Some things that have helped my to understand this:
  • Think of Short Stretch Cycles in regard to jumping as high as you can. First you dip down a few inches and then explode upward. This is a SSC. If you drop and pause you lose that energy. If you drop down as low as your flexibility will allow you wont jump nearly as high. Yet in much golf instruction I see pausing and going close to or even to your max flexibility. Biomechanically these don't create the best conditions to create maximum speed in balance.
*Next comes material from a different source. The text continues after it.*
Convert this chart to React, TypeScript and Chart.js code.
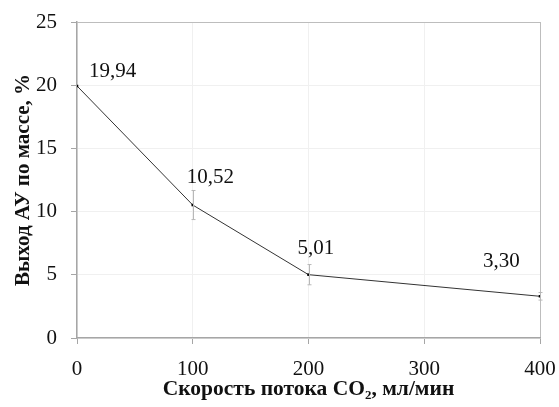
import React, { useEffect, useRef } from "react";
import { Chart, registerables } from "chart.js";

Chart.register(...registerables);

const flowRates = [0, 100, 200, 400];
const yieldValues = [19.94, 10.52, 5.01, 3.3];
const yieldErrors = [0, 1.15, 0.8, 0.3];
const xTicks = [0, 100, 200, 300, 400];
const yTicks = [0, 5, 10, 15, 20, 25];

const labelOffsets = [
  [12, -14],
  [-6, -28],
  [-11, -26],
  [-57, -35],
];

const FONT = "'Liberation Serif', 'Times New Roman', serif";

const errorBarPlugin = {
  id: "errorBars",
  afterDatasetsDraw(chart: any) {
    const ctx = chart.ctx;
    const xs = chart.scales.x;
    const ys = chart.scales.y;
    ctx.save();
    ctx.strokeStyle = "#b8b8b8";
    ctx.lineWidth = 1;
    flowRates.forEach((x, i) => {
      const e = yieldErrors[i];
      if (!e) return;
      const px = Math.round(xs.getPixelForValue(x)) + 0.5;
      const top = ys.getPixelForValue(yieldValues[i] + e);
      const bot = ys.getPixelForValue(yieldValues[i] - e);
      ctx.beginPath();
      ctx.moveTo(px, top);
      ctx.lineTo(px, bot);
      ctx.moveTo(px - 2, top);
      ctx.lineTo(px + 2, top);
      ctx.moveTo(px - 2, bot);
      ctx.lineTo(px + 2, bot);
      ctx.stroke();
    });
    ctx.restore();
  },
};

const valueLabelPlugin = {
  id: "valueLabels",
  afterDraw(chart: any) {
    const ctx = chart.ctx;
    const meta = chart.getDatasetMeta(0);
    ctx.save();
    ctx.font = `21px ${FONT}`;
    ctx.fillStyle = "#111";
    ctx.textAlign = "left";
    ctx.textBaseline = "middle";
    meta.data.forEach((pt: any, i: number) => {
      const [dx, dy] = labelOffsets[i];
      const txt = yieldValues[i].toFixed(2).replace(".", ",");
      ctx.fillText(txt, pt.x + dx, pt.y + dy);
    });
    ctx.restore();
  },
};

export default function App() {
  const ref = useRef<HTMLCanvasElement>(null);
  useEffect(() => {
    if (!ref.current) return;
    const chart = new Chart(ref.current, {
      type: "line",
      data: {
        datasets: [
          {
            data: flowRates.map((x, i) => ({ x, y: yieldValues[i] })),
            borderColor: "#333",
            borderWidth: 1,
            backgroundColor: "#000",
            pointStyle: "rect",
            pointRadius: 1.8,
            pointBorderWidth: 0,
            tension: 0,
          },
        ],
      },
      options: {
        responsive: false,
        animation: false,
        events: [],
        layout: { padding: { top: 22, right: 19, left: 0, bottom: 0 } },
        plugins: { legend: { display: false }, tooltip: { enabled: false } },
        scales: {
          x: {
            type: "linear",
            min: 0,
            max: 400,
            afterBuildTicks: (s: any) => {
              s.ticks = xTicks.map((v) => ({ value: v }));
            },
            afterFit: (s: any) => {
              s.height = 69;
              s.paddingLeft = 0;
              s.paddingRight = 0;
            },
            grid: {
              color: (c: any) => (c.tick && c.tick.value === 400 ? "#bdbdbd" : "#f0f0f0"),
              tickColor: "#a6a6a6",
              tickLength: 6,
            },
            border: { color: "#a6a6a6", width: 1.5 },
            ticks: {
              font: { family: FONT, size: 21 },
              color: "#111",
              padding: 13,
              maxRotation: 0,
            },
            title: {
              display: true,
              text: "Скорость потока CO₂, мл/мин",
              font: { family: FONT, size: 21.5, weight: "bold" },
              color: "#111",
              padding: { top: 0, bottom: 5 },
            },
          },
          y: {
            min: 0,
            max: 25,
            afterBuildTicks: (s: any) => {
              s.ticks = yTicks.map((v) => ({ value: v }));
            },
            afterFit: (s: any) => {
              s.width = 77;
              s.paddingTop = 0;
              s.paddingBottom = 0;
            },
            grid: {
              color: (c: any) => (c.tick && c.tick.value === 25 ? "#bdbdbd" : "#f0f0f0"),
              tickColor: "#a6a6a6",
              tickLength: 6,
            },
            border: { color: "#a6a6a6", width: 1.5 },
            ticks: {
              font: { family: FONT, size: 21 },
              color: "#111",
              padding: 14,
            },
            title: {
              display: true,
              text: "Выход АУ по массе, %",
              font: { family: FONT, size: 21, weight: "bold" },
              color: "#111",
              padding: { top: 11, bottom: 0 },
            },
          },
        },
      },
      plugins: [errorBarPlugin, valueLabelPlugin],
    } as any);
    return () => chart.destroy();
  }, []);
  return (
    <div style={{ position: "fixed", left: 0, top: 0, width: 559, height: 407, background: "#fff" }}>
      <canvas ref={ref} width={559} height={407} />
    </div>
  );
}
  • The ground forces can easily be understood if you stand on a chair that turns and try and swing a club. These forces are what actually drives your hips around. They are the equal and opposite reaction. Similarly if you move this principle up the chain the equal and opposite reaction when you slow your hips after they've moved back at the start of the downswing will be for your torso to rotate (because your feet are still gripping the ground so the force cannot go that way. Similarly when you slow your shoulders (as Bio says, as they come back into alignment with your hips) that momentum will be passed through your shoulder joint into your arms. Finally your arms will slow through the impact zone and all that energy will be released into the clubshaft which will accelarate massively.
  • None of these things can be controlled consciously. Try and throw a ball consciously, maybe by consciously managing how and when your hips turn back on the downswing. I bet you don't throw it that well. But there are exercises we can do to improve these actions. In my case some of them are very golf like involving a club and impact bag. But they are never an actual golf swing and I have to be told time and again not to try and "do" these exercises at the course! )

I am writing as an interested amateur. Bio is the expert. But perhaps coming from an amateur as opposed to a technical background I can make this stuff a little more comprehensible to the other amateurs out there!